Hugin has also donated thousands of dollars to former Reps. Scott Garrett of New Jersey ($10,300), Eric Cantor of Virginia ($5,000) and Ann Marie Buerkle of New York ($9,800) as well as Sens. John Barrasso of Wyoming ($5,400) and Roy Blunt of Missouri ($5,000).
He also contributed $17,300 to Rep. Leonard Lance and $5,400 to Rep. Tom MacArthur, both from New Jersey, and $5,000 to Majority Whip Steve Scalise of Louisiana.
All have opposed same-sex marriage and abortion rights.
In 2015, Garrett threatened to withhold campaign contributions to the National Republican Congressional Committee because it had recruited gay candidates and supported them in primaries, Politico reported at the time.

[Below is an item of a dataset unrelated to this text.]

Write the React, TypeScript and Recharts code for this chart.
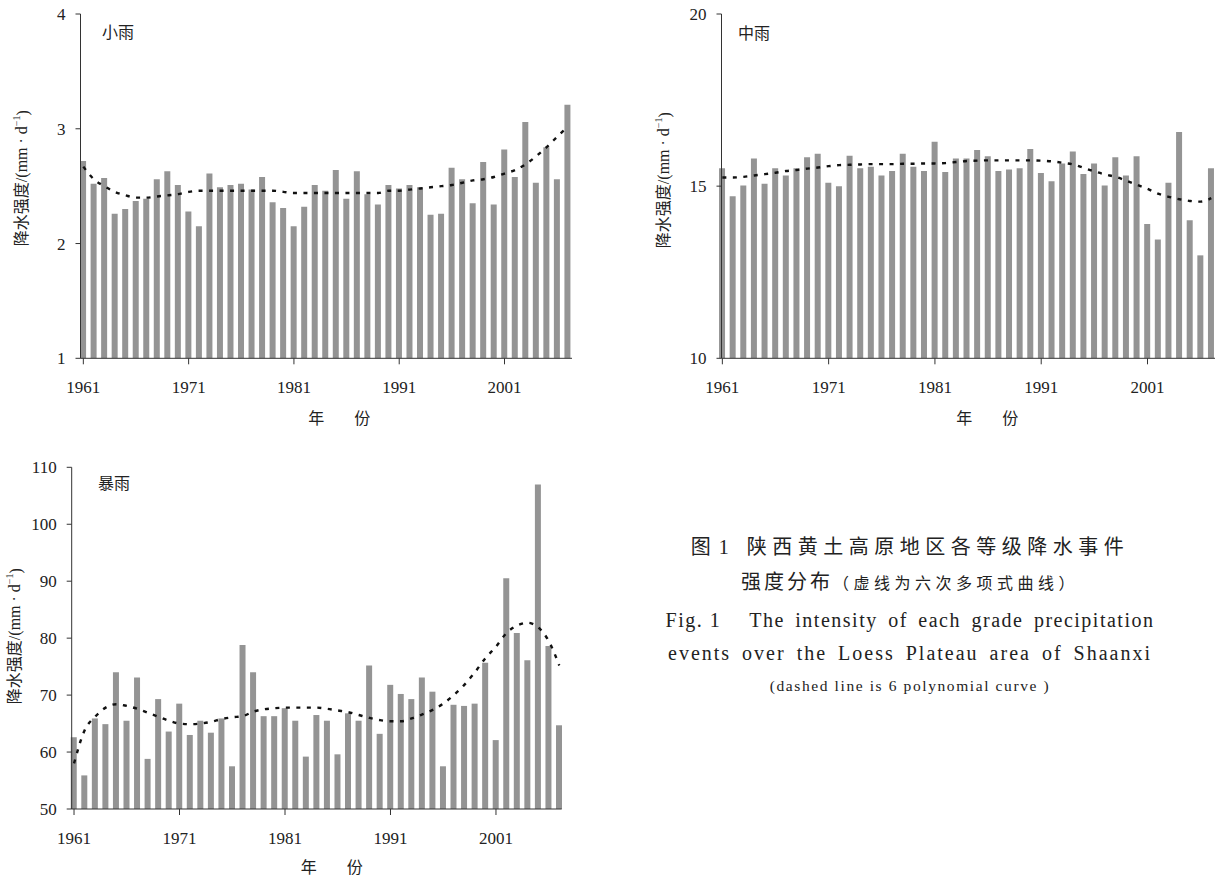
import React from 'react';
import { ComposedChart, Bar, Line, XAxis, YAxis } from 'recharts';

const FONT = "'Liberation Serif', 'Noto Sans CJK SC', serif";
const BAR_COLOR = '#949494';
const AXIS_COLOR = '#333';

// 年份 1961-2007
const years = [
    1961, 1962, 1963, 1964, 1965, 1966, 1967, 1968, 1969, 1970,
    1971, 1972, 1973, 1974, 1975, 1976, 1977, 1978, 1979, 1980,
    1981, 1982, 1983, 1984, 1985, 1986, 1987, 1988, 1989, 1990,
    1991, 1992, 1993, 1994, 1995, 1996, 1997, 1998, 1999, 2000,
    2001, 2002, 2003, 2004, 2005, 2006, 2007,
];
const yearTicks = [1961, 1971, 1981, 1991, 2001];

// 小雨
const lightRain = [
    2.72, 2.52, 2.57, 2.26, 2.30, 2.37, 2.39, 2.56, 2.63, 2.51,
    2.28, 2.15, 2.61, 2.49, 2.51, 2.52, 2.47, 2.58, 2.36, 2.31,
    2.15, 2.32, 2.51, 2.46, 2.64, 2.39, 2.63, 2.43, 2.34, 2.51,
    2.48, 2.51, 2.49, 2.25, 2.26, 2.66, 2.56, 2.35, 2.71, 2.34,
    2.82, 2.58, 3.06, 2.53, 2.84, 2.56, 3.21,
];
const lightTrend = [
    2.67, 2.56, 2.50, 2.45, 2.42, 2.40, 2.40, 2.41, 2.42, 2.43,
    2.45, 2.46, 2.46, 2.46, 2.46, 2.46, 2.46, 2.46, 2.46, 2.45,
    2.44, 2.44, 2.44, 2.44, 2.44, 2.44, 2.44, 2.44, 2.44, 2.46,
    2.46, 2.47, 2.48, 2.49, 2.50, 2.51, 2.53, 2.55, 2.56, 2.58,
    2.61, 2.64, 2.69, 2.76, 2.84, 2.93, 3.02,
];

// 中雨
const moderateRain = [
    15.52, 14.71, 15.02, 15.80, 15.07, 15.52, 15.31, 15.52, 15.84, 15.94,
    15.10, 15.00, 15.88, 15.52, 15.56, 15.31, 15.44, 15.94, 15.56, 15.44,
    16.29, 15.41, 15.80, 15.80, 16.05, 15.87, 15.44, 15.48, 15.52, 16.08,
    15.38, 15.14, 15.66, 16.01, 15.35, 15.66, 15.02, 15.84, 15.31, 15.87,
    13.90, 13.45, 15.10, 16.57, 14.01, 12.99, 15.52,
];
const moderateTrend = [
    15.25, 15.25, 15.27, 15.31, 15.35, 15.39, 15.44, 15.47, 15.51, 15.54,
    15.58, 15.61, 15.62, 15.63, 15.64, 15.64, 15.64, 15.65, 15.65, 15.66,
    15.66, 15.67, 15.70, 15.73, 15.74, 15.75, 15.75, 15.75, 15.75, 15.75,
    15.74, 15.72, 15.68, 15.63, 15.53, 15.43, 15.34, 15.27, 15.16, 15.04,
    14.92, 14.78, 14.69, 14.62, 14.57, 14.55, 14.65,
];

// 暴雨
const heavyRain = [
    62.6, 55.9, 65.9, 64.9, 74.0, 65.5, 73.1, 58.8, 69.3, 63.6,
    68.5, 63.0, 65.5, 63.4, 65.9, 57.5, 78.8, 74.0, 66.3, 66.3,
    67.7, 65.5, 59.2, 66.5, 65.5, 59.6, 66.8, 65.5, 75.2, 63.2,
    71.8, 70.2, 69.3, 73.1, 70.6, 57.5, 68.3, 68.1, 68.5, 75.7,
    62.1, 90.5, 80.9, 76.1, 107.0, 78.6, 64.7,
];
const heavyTrend = [
    58.0, 63.8, 66.2, 67.8, 68.4, 68.1, 67.6, 66.9, 66.2, 65.5,
    65.0, 64.9, 65.0, 65.3, 65.8, 66.1, 66.3, 67.1, 67.5, 67.7,
    67.8, 67.8, 67.8, 67.8, 67.6, 67.3, 67.0, 66.5, 66.0, 65.6,
    65.4, 65.4, 65.9, 66.6, 67.4, 68.5, 70.0, 71.8, 74.0, 76.5,
    78.5, 80.9, 82.2, 82.7, 81.9, 79.5, 75.2,
];

const buildData = (values: number[], trend: number[]) =>
    years.map((year, i) => ({ year, value: values[i], trend: trend[i] }));

const YTitle = ({ viewBox, shiftX = 0, shiftY = 0 }: any) => {
    if (!viewBox) return null;
    const x = viewBox.x + shiftX;
    const y = viewBox.y + viewBox.height / 2 + shiftY;
    return (
        <text
            x={x}
            y={y}
            transform={`rotate(-90 ${x} ${y})`}
            textAnchor="middle"
            dominantBaseline="central"
            fontSize={16}
            fill="#222"
            fontFamily={FONT}
        >
            降水强度/(mm · d
            <tspan fontSize={10} dy={-6}>−1</tspan>
            <tspan dy={6}>)</tspan>
        </text>
    );
};

const XTitle = ({ viewBox, shiftX = 0, gap = 60 }: any) => {
    if (!viewBox) return null;
    const x = viewBox.x + viewBox.width / 2 + shiftX;
    const y = viewBox.y + gap;
    return (
        <text
            x={x}
            y={y}
            textAnchor="middle"
            dominantBaseline="central"
            fontSize={16}
            fill="#222"
            fontFamily={FONT}
        >
            年<tspan dx={30}>份</tspan>
        </text>
    );
};

interface PanelProps {
    data: Array<{ year: number; value: number; trend: number }>;
    width: number;
    height: number;
    margin: { top: number; right: number; bottom: number; left: number };
    xHeight: number;
    xDomain: [number, number];
    yDomain: [number, number];
    yTicks: number[];
    yTitleDx: number;
    yTitleDy: number;
    xTitleDx: number;
    xTitleGap: number;
}

const Panel: React.FC<PanelProps> = ({
    data, width, height, margin, xHeight, xDomain, yDomain, yTicks,
    yTitleDx, yTitleDy, xTitleDx, xTitleGap,
}) => (
    <ComposedChart width={width} height={height} data={data} margin={margin}>
        <XAxis
            dataKey="year"
            type="number"
            domain={xDomain}
            ticks={yearTicks}
            interval={0}
            height={xHeight}
            tickSize={6}
            tickMargin={17}
            stroke={AXIS_COLOR}
            tick={{ fontSize: 17, fill: '#222', fontFamily: FONT }}
            label={<XTitle shiftX={xTitleDx} gap={xTitleGap} />}
        />
        <YAxis
            type="number"
            domain={yDomain}
            ticks={yTicks}
            width={60}
            tickSize={5}
            tickMargin={10}
            stroke={AXIS_COLOR}
            tick={{ fontSize: 17, fill: '#222', fontFamily: FONT }}
            label={<YTitle shiftX={yTitleDx} shiftY={yTitleDy} />}
        />
        <Bar dataKey="value" fill={BAR_COLOR} barSize={6} isAnimationActive={false} />
        <Line
            type="monotone"
            dataKey="trend"
            stroke="#111"
            strokeWidth={2.4}
            strokeDasharray="4 6.5"
            dot={false}
            activeDot={false}
            isAnimationActive={false}
        />
    </ComposedChart>
);

const panelTitle = (text: string, left: number, top: number) => (
    <div style={{
        position: 'absolute', left, top, fontSize: 16, lineHeight: '16px',
        fontFamily: FONT, color: '#222', whiteSpace: 'nowrap',
    }}>
        {text}
    </div>
);

const captionLine = (top: number, size: number, children: React.ReactNode, extra: React.CSSProperties = {}) => (
    <div style={{
        position: 'absolute', left: 610, width: 600, top: top - size / 2, textAlign: 'center',
        fontSize: size, lineHeight: `${size}px`, fontFamily: FONT, color: '#222',
        whiteSpace: 'nowrap', ...extra,
    }}>
        {children}
    </div>
);

export default function App() {
    return (
        <div style={{ position: 'absolute', left: 0, top: 0, width: 1218, height: 881, background: '#fff' }}>
            <div style={{ position: 'absolute', left: 0, top: 0 }}>
                <Panel
                    data={buildData(lightRain, lightTrend)}
                    width={590}
                    height={440}
                    margin={{ top: 14, right: 18, bottom: 0, left: 20.5 }}
                    xHeight={81.7}
                    xDomain={[1960.73, 2007.41]}
                    yDomain={[1, 4]}
                    yTicks={[1, 2, 3, 4]}
                    yTitleDx={1.5}
                    yTitleDy={-8}
                    xTitleDx={13}
                    xTitleGap={60}
                />
            </div>
            <div style={{ position: 'absolute', left: 640, top: 0 }}>
                <Panel
                    data={buildData(moderateRain, moderateTrend)}
                    width={578}
                    height={440}
                    margin={{ top: 14, right: 3, bottom: 0, left: 21.5 }}
                    xHeight={81.7}
                    xDomain={[1960.92, 2007.35]}
                    yDomain={[10, 20]}
                    yTicks={[10, 15, 20]}
                    yTitleDx={2.5}
                    yTitleDy={-6}
                    xTitleDx={19}
                    xTitleGap={60}
                />
            </div>
            <div style={{ position: 'absolute', left: 0, top: 440 }}>
                <Panel
                    data={buildData(heavyRain, heavyTrend)}
                    width={590}
                    height={441}
                    margin={{ top: 27.3, right: 28.3, bottom: 0, left: 11.7 }}
                    xHeight={72}
                    xDomain={[1960.78, 2007.23]}
                    yDomain={[50, 110]}
                    yTicks={[50, 60, 70, 80, 90, 100, 110]}
                    yTitleDx={3.3}
                    yTitleDy={-2}
                    xTitleDx={15}
                    xTitleGap={58}
                />
            </div>

            {panelTitle('小雨', 102, 25)}
            {panelTitle('中雨', 738, 26)}
            {panelTitle('暴雨', 98, 476)}

            {captionLine(547, 20, (
                <>
                    <span>图</span>
                    <span style={{ marginLeft: 8 }}>1</span>
                    <span style={{ marginLeft: 18, letterSpacing: 5.5 }}>陕西黄土高原地区各等级降水事件</span>
                </>
            ))}
            {captionLine(582, 20, (
                <>
                    <span style={{ letterSpacing: 3 }}>强度分布</span>
                    <span style={{ fontSize: 16, letterSpacing: 4.5 }}>（虚线为六次多项式曲线）</span>
                </>
            ))}
            {captionLine(620, 20, (
                <>
                    <span style={{ letterSpacing: 1.5 }}>Fig. 1</span>
                    <span style={{ marginLeft: 28, letterSpacing: 1.5, wordSpacing: 4 }}>The intensity of each grade precipitation</span>
                </>
            ))}
            {captionLine(653, 20, 'events over the Loess Plateau area of Shaanxi', { letterSpacing: 2, wordSpacing: 4 })}
            {captionLine(686, 15.5, '(dashed line is 6 polynomial curve )', { letterSpacing: 1.6 })}
        </div>
    );
}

This year, Hugin’s own history of discrimination was unearthed.
While a student and later as a trustee at Princeton University, Hugin fought vigorously to prevent women from joining the all-male dining clubs on campus and worked to keep homosexual students from being protected by the university’s discrimination, Politico reported in July.
Last month, Hugin issued a statement saying he was “proud” that his views had “evolved over the four decades” since he was in college.
“My record as a forward-looking leader and champion for equality in business stands on its own and puts you to shame,” he wrote in July in a tweet directed to Menendez.
However, as a business executive in New Jersey, Hugin’s family charity — the Hugin Family Foundation — donated $505,800 to the Heritage Foundation, one of the most prominent anti-choice and anti-LGBT organizations in the country. The foundation donated a majority of that money in 2013, the year the Supreme Court ruled it was unconstitutional to limit marriage to heterosexual couples.
Hugin has also promoted himself as a moderate Republican in favor of “comprehensive and compassionate immigration reform, calling President Donald Trump’s family-separation policy “unconscionable” and “the wrong thing to do.”
One of Hugin’s major donors, the Liberty & Prosperity PAC, is primarily funded by American defense contractors like General Dynamics, who assisted in taking minors away from their parents. General Dynamics also has a contract to develop border-wall prototypes.
Hugin has also been publicly supportive of DACA recipients, saying “people who are building a constructive and productive life in America should have a pathway to citizenship.”
But the Heritage Foundation opposes any legal path to citizenship for anyone who is undocumented and has said that DACA recipients do not have the “basic English language skills and educational requirements to be successful members of society.”